Risk-Sensitive Motion Planning using Entropic Value-at-Risk
This work provides a method for robotic systems to plan motions more safely in environments with unpredictable obstacles, potentially reducing collision risks for autonomous vehicles and drones.
This paper addresses risk-sensitive motion planning with randomly moving obstacles by using an MPC scheme and formulating obstacle avoidance as a distributionally robust constraint based on Entropic Value-at-Risk (EVaR).
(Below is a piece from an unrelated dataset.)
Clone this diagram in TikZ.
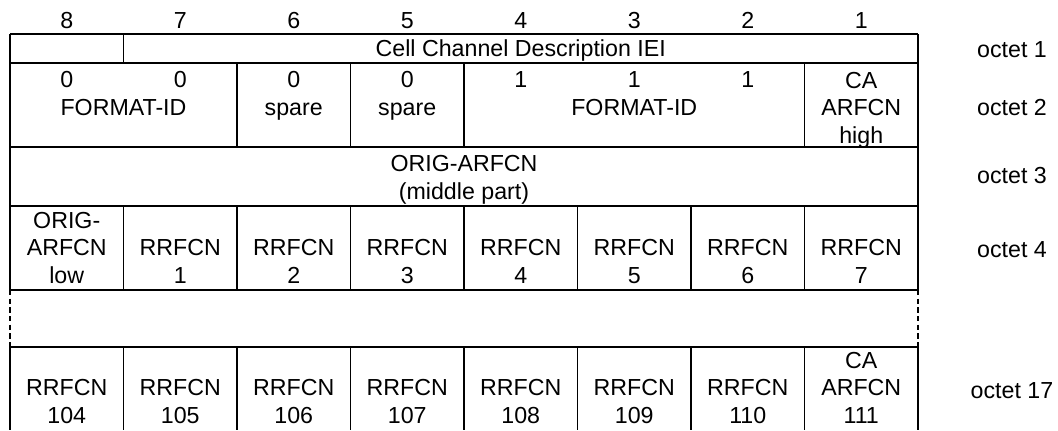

The authors propose an algorithm for waypoint following and demonstrate its feasibility and completion in finite time through numerical experiments for a 2D system and a 3D quadcopter simulation, comparing EVaR policies against Conditional Value-at-Risk (CVaR).
We consider the problem of risk-sensitive motion planning in the presence of randomly moving obstacles. To this end, we adopt a model predictive control (MPC) scheme and pose the obstacle avoidance constraint in the MPC problem as a distributionally robust constraint with a KL divergence ambiguity set. This constraint is the dual representation of the Entropic Value-at-Risk (EVaR). Building upon this viewpoint, we propose an algorithm to follow waypoints and discuss its feasibility and completion in finite time. We compare the policies obtained using EVaR with those obtained using another common coherent risk measure, Conditional Value-at-Risk (CVaR), via numerical experiments for a 2D system. We also implement the waypoint following algorithm on a 3D quadcopter simulation.